- Exercise aim -
Give every line again exactly as it appears, please, but not the pictures.

##############################

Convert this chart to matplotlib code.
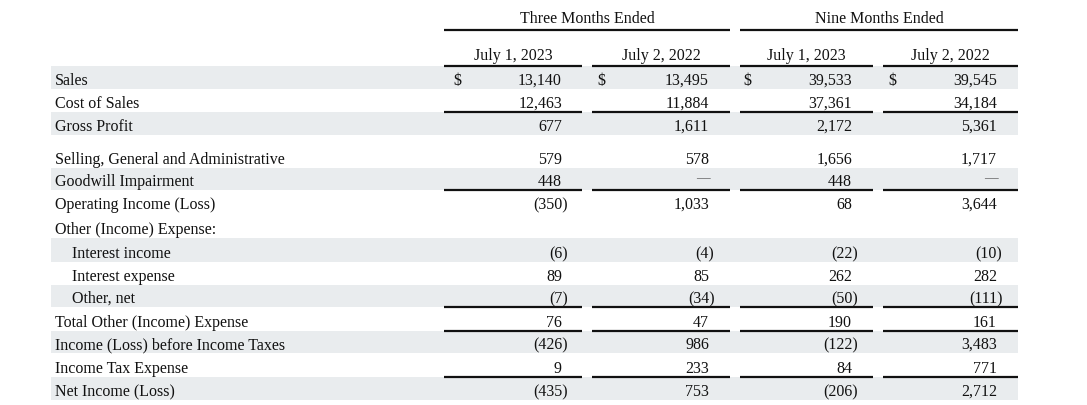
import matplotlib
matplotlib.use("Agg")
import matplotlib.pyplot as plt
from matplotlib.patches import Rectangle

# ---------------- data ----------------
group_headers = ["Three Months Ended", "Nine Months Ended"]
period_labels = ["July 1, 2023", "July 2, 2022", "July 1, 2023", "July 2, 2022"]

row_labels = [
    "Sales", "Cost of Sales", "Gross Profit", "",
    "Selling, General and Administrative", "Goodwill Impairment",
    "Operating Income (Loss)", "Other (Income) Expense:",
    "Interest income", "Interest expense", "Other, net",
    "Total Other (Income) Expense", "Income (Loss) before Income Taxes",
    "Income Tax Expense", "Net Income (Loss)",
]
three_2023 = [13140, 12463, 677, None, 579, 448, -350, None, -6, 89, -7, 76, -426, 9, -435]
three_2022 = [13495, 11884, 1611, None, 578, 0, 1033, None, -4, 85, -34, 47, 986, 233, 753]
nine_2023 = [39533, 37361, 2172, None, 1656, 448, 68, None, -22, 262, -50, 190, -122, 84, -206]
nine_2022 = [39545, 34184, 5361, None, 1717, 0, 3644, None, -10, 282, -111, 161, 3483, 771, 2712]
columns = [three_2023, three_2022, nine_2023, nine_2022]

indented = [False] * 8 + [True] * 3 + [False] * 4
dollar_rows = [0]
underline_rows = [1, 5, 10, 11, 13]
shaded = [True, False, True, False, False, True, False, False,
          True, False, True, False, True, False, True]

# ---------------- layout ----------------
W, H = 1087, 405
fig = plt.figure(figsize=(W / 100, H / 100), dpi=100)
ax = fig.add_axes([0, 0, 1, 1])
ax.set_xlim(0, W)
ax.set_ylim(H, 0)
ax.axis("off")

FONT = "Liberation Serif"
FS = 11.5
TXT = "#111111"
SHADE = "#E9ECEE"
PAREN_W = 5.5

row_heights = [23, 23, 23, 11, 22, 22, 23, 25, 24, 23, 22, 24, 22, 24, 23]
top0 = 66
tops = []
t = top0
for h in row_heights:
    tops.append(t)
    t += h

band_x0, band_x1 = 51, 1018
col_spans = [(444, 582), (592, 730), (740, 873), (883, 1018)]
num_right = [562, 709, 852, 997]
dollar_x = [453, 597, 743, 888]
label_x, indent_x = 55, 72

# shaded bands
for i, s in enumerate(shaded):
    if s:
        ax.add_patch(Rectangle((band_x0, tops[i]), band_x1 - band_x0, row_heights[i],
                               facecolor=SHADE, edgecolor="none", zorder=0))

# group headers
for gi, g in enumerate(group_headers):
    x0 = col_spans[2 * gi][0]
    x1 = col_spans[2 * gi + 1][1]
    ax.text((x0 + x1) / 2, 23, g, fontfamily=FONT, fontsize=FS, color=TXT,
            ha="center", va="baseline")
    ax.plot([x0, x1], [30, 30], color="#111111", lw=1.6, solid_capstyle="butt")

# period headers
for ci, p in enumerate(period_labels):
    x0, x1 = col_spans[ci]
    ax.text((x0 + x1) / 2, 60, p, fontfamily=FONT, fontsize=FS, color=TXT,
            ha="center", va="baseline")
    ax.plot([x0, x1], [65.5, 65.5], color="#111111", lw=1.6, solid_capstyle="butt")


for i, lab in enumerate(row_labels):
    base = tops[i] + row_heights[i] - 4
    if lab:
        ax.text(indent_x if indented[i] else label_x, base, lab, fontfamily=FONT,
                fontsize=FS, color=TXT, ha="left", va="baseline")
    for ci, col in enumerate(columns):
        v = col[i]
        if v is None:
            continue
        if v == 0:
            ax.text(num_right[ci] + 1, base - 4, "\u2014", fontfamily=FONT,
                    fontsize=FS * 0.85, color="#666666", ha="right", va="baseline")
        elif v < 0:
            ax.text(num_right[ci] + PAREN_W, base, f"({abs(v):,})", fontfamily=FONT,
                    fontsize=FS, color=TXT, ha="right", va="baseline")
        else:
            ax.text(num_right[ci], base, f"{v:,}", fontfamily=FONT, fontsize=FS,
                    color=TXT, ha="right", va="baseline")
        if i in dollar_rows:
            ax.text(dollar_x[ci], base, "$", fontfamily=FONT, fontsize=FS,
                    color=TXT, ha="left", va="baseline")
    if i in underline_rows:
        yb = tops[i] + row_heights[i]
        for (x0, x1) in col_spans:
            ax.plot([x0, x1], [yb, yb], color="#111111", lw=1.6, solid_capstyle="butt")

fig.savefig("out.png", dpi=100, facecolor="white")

##############################

- Full output -
Convert this chart to matplotlib code.
import matplotlib
matplotlib.use("Agg")
import matplotlib.pyplot as plt
from matplotlib.patches import Rectangle

# ---------------- data ----------------
group_headers = ["Three Months Ended", "Nine Months Ended"]
period_labels = ["July 1, 2023", "July 2, 2022", "July 1, 2023", "July 2, 2022"]

row_labels = [
    "Sales", "Cost of Sales", "Gross Profit", "",
    "Selling, General and Administrative", "Goodwill Impairment",
    "Operating Income (Loss)", "Other (Income) Expense:",
    "Interest income", "Interest expense", "Other, net",
    "Total Other (Income) Expense", "Income (Loss) before Income Taxes",
    "Income Tax Expense", "Net Income (Loss)",
]
three_2023 = [13140, 12463, 677, None, 579, 448, -350, None, -6, 89, -7, 76, -426, 9, -435]
three_2022 = [13495, 11884, 1611, None, 578, 0, 1033, None, -4, 85, -34, 47, 986, 233, 753]
nine_2023 = [39533, 37361, 2172, None, 1656, 448, 68, None, -22, 262, -50, 190, -122, 84, -206]
nine_2022 = [39545, 34184, 5361, None, 1717, 0, 3644, None, -10, 282, -111, 161, 3483, 771, 2712]
columns = [three_2023, three_2022, nine_2023, nine_2022]

indented = [False] * 8 + [True] * 3 + [False] * 4
dollar_rows = [0]
underline_rows = [1, 5, 10, 11, 13]
shaded = [True, False, True, False, False, True, False, False,
          True, False, True, False, True, False, True]

# ---------------- layout ----------------
W, H = 1087, 405
fig = plt.figure(figsize=(W / 100, H / 100), dpi=100)
ax = fig.add_axes([0, 0, 1, 1])
ax.set_xlim(0, W)
ax.set_ylim(H, 0)
ax.axis("off")

FONT = "Liberation Serif"
FS = 11.5
TXT = "#111111"
SHADE = "#E9ECEE"
PAREN_W = 5.5

row_heights = [23, 23, 23, 11, 22, 22, 23, 25, 24, 23, 22, 24, 22, 24, 23]
top0 = 66
tops = []
t = top0
for h in row_heights:
    tops.append(t)
    t += h

band_x0, band_x1 = 51, 1018
col_spans = [(444, 582), (592, 730), (740, 873), (883, 1018)]
num_right = [562, 709, 852, 997]
dollar_x = [453, 597, 743, 888]
label_x, indent_x = 55, 72

# shaded bands
for i, s in enumerate(shaded):
    if s:
        ax.add_patch(Rectangle((band_x0, tops[i]), band_x1 - band_x0, row_heights[i],
                               facecolor=SHADE, edgecolor="none", zorder=0))

# group headers
for gi, g in enumerate(group_headers):
    x0 = col_spans[2 * gi][0]
    x1 = col_spans[2 * gi + 1][1]
    ax.text((x0 + x1) / 2, 23, g, fontfamily=FONT, fontsize=FS, color=TXT,
            ha="center", va="baseline")
    ax.plot([x0, x1], [30, 30], color="#111111", lw=1.6, solid_capstyle="butt")

# period headers
for ci, p in enumerate(period_labels):
    x0, x1 = col_spans[ci]
    ax.text((x0 + x1) / 2, 60, p, fontfamily=FONT, fontsize=FS, color=TXT,
            ha="center", va="baseline")
    ax.plot([x0, x1], [65.5, 65.5], color="#111111", lw=1.6, solid_capstyle="butt")


for i, lab in enumerate(row_labels):
    base = tops[i] + row_heights[i] - 4
    if lab:
        ax.text(indent_x if indented[i] else label_x, base, lab, fontfamily=FONT,
                fontsize=FS, color=TXT, ha="left", va="baseline")
    for ci, col in enumerate(columns):
        v = col[i]
        if v is None:
            continue
        if v == 0:
            ax.text(num_right[ci] + 1, base - 4, "\u2014", fontfamily=FONT,
                    fontsize=FS * 0.85, color="#666666", ha="right", va="baseline")
        elif v < 0:
            ax.text(num_right[ci] + PAREN_W, base, f"({abs(v):,})", fontfamily=FONT,
                    fontsize=FS, color=TXT, ha="right", va="baseline")
        else:
            ax.text(num_right[ci], base, f"{v:,}", fontfamily=FONT, fontsize=FS,
                    color=TXT, ha="right", va="baseline")
        if i in dollar_rows:
            ax.text(dollar_x[ci], base, "$", fontfamily=FONT, fontsize=FS,
                    color=TXT, ha="left", va="baseline")
    if i in underline_rows:
        yb = tops[i] + row_heights[i]
        for (x0, x1) in col_spans:
            ax.plot([x0, x1], [yb, yb], color="#111111", lw=1.6, solid_capstyle="butt")

fig.savefig("out.png", dpi=100, facecolor="white")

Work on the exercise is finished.